--- Record excerpts ---

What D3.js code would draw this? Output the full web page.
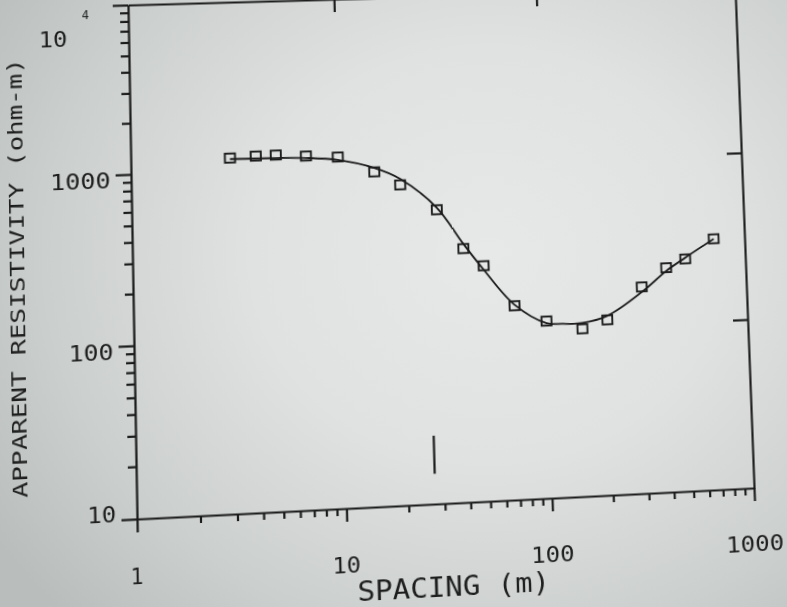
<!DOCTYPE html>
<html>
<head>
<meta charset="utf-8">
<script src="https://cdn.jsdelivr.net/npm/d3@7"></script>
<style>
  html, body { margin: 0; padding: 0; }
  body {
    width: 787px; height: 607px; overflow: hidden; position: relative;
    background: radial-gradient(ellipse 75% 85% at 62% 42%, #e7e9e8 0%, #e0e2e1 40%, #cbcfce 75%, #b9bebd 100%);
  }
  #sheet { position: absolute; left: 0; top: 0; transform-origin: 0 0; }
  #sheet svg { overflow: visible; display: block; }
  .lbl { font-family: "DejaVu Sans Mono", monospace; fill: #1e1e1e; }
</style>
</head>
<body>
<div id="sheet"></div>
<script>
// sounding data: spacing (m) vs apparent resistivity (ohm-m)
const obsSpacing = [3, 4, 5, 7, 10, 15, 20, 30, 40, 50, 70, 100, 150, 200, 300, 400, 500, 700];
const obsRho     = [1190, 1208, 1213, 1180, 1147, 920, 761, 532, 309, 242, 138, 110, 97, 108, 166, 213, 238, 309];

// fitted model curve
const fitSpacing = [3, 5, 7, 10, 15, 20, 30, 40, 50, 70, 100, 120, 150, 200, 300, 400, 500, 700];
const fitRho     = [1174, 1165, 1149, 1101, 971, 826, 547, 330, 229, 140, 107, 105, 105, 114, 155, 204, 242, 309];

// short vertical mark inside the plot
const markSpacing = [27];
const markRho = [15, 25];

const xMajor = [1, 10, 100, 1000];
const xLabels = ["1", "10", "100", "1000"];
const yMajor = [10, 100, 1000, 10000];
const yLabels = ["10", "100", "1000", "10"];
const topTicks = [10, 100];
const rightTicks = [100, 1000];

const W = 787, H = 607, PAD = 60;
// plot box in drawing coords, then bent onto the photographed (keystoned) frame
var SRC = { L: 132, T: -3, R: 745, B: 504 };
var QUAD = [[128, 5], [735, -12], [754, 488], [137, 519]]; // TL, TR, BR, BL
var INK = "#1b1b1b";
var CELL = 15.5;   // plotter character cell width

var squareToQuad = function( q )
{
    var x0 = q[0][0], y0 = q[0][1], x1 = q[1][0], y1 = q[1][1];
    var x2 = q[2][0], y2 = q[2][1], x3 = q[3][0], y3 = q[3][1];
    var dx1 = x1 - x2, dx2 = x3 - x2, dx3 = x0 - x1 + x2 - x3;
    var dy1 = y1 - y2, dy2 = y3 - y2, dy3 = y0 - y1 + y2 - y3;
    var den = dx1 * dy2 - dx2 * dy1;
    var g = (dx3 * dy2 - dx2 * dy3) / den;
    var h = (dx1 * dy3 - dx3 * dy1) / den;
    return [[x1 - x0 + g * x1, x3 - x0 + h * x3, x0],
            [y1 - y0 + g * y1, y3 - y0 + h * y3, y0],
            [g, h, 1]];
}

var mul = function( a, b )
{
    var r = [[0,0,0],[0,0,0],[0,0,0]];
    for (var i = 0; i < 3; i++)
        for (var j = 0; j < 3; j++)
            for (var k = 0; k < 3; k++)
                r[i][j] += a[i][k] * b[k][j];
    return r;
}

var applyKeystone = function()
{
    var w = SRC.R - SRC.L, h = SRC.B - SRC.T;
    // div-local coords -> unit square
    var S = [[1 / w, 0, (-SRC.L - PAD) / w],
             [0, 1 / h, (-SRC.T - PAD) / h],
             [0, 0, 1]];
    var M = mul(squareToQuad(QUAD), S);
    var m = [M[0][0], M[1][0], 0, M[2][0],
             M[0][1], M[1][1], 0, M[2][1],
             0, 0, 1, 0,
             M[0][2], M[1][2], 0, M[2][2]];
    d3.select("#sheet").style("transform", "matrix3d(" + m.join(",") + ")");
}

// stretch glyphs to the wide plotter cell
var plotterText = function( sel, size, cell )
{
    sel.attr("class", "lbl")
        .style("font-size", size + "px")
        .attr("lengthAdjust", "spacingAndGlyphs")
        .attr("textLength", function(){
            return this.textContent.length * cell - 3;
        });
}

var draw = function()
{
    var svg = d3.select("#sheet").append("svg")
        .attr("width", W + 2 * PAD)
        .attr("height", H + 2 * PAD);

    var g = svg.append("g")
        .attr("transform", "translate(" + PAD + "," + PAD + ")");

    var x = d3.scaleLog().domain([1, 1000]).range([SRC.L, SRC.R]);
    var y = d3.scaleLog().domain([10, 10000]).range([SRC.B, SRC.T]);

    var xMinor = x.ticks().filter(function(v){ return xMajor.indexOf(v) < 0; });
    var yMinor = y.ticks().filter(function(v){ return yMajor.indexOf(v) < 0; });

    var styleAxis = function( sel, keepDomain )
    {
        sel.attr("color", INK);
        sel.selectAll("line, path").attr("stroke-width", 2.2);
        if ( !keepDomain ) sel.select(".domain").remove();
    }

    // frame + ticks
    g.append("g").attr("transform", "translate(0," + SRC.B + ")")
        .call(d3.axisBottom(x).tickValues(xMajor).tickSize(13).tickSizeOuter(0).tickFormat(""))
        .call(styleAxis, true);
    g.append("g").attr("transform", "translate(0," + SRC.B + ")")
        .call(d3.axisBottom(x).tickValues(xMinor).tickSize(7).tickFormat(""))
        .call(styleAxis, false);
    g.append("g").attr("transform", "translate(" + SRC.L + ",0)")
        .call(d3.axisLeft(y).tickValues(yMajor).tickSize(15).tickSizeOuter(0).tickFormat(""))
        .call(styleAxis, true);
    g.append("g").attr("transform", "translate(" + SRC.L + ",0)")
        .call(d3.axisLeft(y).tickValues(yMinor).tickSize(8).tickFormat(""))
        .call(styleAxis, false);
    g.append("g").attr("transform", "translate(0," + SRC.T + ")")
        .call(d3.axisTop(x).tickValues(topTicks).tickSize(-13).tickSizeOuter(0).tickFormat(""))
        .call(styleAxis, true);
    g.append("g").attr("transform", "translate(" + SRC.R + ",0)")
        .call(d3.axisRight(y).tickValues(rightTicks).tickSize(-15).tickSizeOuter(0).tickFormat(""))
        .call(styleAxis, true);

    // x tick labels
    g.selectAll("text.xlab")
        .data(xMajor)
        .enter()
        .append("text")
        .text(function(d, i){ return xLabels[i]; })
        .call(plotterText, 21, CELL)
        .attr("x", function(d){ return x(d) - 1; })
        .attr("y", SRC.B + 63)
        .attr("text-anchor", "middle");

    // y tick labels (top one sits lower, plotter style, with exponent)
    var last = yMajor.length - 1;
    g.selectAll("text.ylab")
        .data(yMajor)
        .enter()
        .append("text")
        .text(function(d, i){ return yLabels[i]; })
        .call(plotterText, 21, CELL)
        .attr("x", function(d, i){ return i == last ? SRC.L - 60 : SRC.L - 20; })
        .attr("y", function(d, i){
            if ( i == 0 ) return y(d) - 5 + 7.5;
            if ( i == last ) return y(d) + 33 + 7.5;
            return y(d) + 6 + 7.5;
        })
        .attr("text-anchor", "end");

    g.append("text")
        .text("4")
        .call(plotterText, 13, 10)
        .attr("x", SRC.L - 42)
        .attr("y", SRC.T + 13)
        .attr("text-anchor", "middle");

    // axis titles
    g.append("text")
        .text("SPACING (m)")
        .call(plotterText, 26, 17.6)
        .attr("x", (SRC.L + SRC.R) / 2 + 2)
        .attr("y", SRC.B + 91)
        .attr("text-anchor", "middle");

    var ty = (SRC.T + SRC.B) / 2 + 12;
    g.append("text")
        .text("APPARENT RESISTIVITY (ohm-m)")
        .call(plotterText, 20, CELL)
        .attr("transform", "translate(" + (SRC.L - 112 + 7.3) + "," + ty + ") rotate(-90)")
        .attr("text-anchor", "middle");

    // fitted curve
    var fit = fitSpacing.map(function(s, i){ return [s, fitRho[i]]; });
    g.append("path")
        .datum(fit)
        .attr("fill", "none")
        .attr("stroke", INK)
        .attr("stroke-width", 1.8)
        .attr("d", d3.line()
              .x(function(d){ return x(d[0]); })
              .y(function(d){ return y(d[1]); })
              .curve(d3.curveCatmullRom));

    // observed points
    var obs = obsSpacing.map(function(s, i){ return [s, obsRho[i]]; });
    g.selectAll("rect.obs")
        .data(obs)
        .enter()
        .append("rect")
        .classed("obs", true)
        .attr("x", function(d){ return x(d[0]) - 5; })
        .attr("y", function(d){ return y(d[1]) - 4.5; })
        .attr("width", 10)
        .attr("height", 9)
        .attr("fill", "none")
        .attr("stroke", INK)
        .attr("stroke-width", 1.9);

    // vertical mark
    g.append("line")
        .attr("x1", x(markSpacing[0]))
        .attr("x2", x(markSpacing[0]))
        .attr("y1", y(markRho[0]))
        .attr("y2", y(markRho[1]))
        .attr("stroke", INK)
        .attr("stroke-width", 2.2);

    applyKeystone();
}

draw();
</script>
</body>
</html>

---
--- Record excerpts ---

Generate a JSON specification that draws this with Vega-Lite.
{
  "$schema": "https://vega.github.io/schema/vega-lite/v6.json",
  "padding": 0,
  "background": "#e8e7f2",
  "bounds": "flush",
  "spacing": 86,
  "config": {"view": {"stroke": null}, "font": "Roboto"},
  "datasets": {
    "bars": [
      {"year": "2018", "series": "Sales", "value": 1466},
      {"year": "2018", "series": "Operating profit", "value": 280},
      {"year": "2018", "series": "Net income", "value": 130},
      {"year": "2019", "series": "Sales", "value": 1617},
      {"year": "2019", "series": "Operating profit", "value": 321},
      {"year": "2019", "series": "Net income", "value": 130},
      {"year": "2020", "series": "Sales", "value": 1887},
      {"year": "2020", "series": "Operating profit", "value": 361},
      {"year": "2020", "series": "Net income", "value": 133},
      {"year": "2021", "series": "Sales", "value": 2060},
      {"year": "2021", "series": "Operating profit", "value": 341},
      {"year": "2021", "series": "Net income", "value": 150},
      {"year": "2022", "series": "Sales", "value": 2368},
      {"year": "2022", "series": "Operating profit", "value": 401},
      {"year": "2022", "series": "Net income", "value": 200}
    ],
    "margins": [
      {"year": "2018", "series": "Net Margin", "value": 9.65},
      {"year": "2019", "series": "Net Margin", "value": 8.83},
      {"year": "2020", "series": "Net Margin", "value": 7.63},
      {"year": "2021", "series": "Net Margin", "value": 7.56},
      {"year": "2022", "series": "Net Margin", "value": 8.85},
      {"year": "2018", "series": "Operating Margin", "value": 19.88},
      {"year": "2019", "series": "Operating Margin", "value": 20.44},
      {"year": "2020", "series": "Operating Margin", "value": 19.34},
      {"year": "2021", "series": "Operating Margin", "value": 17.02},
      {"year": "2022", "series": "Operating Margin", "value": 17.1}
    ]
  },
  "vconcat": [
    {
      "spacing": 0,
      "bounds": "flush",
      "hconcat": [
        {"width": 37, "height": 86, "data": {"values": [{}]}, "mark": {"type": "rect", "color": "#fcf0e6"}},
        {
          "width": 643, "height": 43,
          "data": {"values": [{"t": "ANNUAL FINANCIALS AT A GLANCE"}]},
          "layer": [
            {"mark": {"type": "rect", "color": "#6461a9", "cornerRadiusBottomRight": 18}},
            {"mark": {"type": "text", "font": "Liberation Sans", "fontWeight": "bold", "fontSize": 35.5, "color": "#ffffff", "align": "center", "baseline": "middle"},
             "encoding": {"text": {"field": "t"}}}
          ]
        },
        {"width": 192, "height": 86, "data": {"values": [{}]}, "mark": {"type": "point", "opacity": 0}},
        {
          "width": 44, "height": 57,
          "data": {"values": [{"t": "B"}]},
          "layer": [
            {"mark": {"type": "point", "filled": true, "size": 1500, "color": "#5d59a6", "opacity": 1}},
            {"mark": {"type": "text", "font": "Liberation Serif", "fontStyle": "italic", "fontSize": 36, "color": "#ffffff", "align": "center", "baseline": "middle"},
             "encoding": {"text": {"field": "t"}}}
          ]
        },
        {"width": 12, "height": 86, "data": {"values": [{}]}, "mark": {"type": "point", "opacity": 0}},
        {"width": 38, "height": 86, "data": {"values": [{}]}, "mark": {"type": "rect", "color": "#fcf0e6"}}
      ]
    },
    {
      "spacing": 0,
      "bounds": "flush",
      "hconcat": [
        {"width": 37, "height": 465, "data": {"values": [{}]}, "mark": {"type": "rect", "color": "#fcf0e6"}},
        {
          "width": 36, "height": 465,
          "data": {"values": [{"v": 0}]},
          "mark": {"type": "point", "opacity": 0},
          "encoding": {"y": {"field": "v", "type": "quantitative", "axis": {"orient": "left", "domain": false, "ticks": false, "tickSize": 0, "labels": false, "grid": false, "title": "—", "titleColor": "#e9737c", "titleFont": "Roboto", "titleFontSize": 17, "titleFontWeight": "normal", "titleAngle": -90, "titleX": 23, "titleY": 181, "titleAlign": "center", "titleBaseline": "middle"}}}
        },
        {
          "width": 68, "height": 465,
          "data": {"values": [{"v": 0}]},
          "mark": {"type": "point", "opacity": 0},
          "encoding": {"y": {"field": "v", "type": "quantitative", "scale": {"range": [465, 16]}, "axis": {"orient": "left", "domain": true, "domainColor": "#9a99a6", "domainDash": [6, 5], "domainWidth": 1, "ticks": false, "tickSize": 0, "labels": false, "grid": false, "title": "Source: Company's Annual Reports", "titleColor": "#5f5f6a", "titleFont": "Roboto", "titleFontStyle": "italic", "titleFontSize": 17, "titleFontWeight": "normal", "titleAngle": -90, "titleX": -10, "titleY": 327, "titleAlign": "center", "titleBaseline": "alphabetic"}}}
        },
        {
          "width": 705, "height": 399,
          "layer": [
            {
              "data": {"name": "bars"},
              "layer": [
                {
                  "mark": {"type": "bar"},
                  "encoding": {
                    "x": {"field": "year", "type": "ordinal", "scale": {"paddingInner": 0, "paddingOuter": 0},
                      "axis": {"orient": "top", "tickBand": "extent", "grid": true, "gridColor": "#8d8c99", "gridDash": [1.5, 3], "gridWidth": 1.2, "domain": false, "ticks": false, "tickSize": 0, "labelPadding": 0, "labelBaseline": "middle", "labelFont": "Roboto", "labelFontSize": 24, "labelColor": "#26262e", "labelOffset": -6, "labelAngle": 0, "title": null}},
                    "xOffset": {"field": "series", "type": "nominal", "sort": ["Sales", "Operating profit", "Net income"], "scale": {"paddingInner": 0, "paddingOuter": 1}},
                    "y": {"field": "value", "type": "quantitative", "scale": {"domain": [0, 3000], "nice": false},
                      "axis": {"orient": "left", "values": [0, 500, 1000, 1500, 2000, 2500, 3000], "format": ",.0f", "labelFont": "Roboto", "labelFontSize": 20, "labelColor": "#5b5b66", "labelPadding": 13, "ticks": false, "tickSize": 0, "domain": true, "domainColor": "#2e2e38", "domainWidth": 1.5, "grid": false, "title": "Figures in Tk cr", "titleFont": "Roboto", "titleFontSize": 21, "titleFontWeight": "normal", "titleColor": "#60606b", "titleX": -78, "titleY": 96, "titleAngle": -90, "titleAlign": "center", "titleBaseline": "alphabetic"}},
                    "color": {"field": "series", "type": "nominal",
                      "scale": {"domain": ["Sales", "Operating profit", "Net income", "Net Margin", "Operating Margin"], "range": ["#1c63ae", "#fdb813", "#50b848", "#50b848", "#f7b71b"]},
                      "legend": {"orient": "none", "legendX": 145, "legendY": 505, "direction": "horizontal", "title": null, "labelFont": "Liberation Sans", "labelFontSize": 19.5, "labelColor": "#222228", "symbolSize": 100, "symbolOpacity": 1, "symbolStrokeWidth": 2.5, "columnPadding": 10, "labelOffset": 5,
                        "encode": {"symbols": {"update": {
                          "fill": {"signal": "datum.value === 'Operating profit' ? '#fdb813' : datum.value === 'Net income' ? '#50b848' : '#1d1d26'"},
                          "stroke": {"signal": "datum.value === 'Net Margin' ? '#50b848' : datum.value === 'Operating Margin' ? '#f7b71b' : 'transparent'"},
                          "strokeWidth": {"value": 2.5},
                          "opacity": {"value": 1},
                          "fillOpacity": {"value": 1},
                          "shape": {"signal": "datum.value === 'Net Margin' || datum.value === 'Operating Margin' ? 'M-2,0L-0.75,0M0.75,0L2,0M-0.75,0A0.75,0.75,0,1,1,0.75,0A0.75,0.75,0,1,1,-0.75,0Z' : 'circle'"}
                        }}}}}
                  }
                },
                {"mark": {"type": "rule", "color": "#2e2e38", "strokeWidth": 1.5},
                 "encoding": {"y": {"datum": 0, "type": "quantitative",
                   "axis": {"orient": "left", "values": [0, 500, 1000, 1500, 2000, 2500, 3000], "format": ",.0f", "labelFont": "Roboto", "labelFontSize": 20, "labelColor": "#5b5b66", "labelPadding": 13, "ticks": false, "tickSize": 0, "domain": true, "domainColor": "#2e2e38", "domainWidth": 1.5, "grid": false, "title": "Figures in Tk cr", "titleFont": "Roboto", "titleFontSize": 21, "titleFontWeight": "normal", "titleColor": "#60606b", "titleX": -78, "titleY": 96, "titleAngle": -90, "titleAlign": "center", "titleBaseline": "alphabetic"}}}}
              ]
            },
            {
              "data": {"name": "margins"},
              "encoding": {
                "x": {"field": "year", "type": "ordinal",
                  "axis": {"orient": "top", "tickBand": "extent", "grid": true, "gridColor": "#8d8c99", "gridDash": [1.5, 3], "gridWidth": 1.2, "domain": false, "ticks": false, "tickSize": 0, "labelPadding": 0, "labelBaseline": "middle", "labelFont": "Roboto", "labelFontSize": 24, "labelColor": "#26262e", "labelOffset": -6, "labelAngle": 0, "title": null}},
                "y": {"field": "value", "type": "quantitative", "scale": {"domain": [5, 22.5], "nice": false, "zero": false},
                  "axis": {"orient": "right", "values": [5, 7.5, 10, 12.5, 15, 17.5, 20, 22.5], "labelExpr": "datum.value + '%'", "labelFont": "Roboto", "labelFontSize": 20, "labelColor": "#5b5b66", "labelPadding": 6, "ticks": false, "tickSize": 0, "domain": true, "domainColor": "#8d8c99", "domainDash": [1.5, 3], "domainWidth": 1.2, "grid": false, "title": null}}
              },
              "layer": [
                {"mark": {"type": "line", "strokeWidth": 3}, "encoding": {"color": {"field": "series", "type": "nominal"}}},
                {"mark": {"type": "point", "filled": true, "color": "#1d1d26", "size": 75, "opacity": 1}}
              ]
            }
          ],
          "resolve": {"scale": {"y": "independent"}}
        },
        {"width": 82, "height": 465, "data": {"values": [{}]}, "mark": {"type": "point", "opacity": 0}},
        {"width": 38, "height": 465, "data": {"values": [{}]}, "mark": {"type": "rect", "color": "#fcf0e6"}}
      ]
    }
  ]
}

---
--- Record excerpts ---

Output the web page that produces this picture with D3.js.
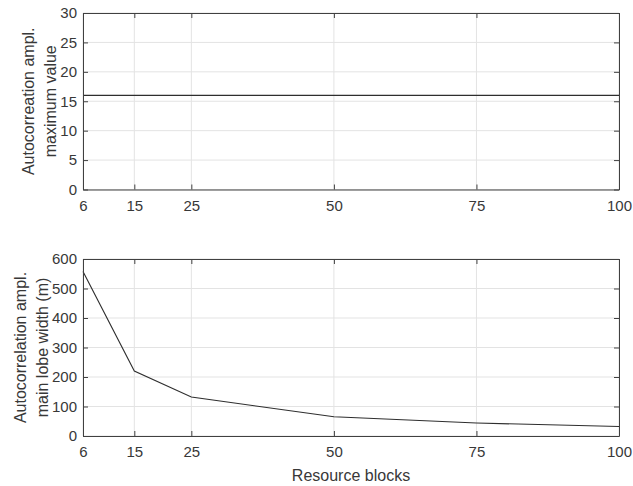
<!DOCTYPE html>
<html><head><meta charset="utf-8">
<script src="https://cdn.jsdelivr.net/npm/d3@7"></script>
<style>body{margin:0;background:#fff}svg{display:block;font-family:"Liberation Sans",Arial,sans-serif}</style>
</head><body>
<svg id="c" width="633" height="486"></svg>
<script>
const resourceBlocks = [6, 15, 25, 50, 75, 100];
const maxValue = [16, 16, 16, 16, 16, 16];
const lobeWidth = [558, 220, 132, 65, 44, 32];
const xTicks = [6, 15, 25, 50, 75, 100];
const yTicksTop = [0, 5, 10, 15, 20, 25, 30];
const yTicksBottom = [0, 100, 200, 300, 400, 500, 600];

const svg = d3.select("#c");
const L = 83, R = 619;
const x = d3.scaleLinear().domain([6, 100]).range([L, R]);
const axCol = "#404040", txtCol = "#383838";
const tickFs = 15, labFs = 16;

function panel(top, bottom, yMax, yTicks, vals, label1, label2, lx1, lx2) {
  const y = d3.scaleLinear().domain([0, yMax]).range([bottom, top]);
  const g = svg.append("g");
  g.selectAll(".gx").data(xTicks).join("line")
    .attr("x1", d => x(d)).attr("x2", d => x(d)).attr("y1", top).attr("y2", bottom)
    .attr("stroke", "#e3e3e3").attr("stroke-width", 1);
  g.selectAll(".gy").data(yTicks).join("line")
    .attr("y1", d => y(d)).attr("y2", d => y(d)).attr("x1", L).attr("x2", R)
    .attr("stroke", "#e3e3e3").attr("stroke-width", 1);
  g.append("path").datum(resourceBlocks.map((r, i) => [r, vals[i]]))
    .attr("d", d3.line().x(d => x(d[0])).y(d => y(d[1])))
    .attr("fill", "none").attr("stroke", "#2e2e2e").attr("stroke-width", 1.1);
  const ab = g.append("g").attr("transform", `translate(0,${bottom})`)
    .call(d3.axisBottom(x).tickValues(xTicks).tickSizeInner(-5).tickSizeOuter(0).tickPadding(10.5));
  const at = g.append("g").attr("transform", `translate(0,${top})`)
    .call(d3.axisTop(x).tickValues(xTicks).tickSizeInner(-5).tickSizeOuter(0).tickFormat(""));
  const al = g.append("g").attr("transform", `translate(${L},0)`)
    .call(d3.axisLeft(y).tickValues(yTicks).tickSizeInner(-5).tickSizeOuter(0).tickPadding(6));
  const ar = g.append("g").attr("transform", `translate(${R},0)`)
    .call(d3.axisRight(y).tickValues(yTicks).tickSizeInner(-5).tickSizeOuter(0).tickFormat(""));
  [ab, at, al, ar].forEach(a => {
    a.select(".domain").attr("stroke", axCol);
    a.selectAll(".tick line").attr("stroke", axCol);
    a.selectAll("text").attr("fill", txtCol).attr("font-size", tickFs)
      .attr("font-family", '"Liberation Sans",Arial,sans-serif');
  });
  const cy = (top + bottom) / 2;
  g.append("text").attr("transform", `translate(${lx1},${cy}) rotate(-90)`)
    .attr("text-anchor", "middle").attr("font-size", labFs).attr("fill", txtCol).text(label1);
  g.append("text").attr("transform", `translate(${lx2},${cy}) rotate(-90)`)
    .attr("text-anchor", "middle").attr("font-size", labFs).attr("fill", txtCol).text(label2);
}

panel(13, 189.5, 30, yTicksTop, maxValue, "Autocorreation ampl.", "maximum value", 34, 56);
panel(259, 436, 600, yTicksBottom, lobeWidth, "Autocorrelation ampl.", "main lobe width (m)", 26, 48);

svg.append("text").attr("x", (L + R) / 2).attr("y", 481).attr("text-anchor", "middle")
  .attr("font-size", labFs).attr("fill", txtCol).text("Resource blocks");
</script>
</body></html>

---

• _Directive_: Find and copy each line above that includes the string "this".

• _Solution to the exercise_:
What D3.js code would draw this? Output the full web page.
            return this.textContent.length * cell - 3;
Generate a JSON specification that draws this with Vega-Lite.
Output the web page that produces this picture with D3.js.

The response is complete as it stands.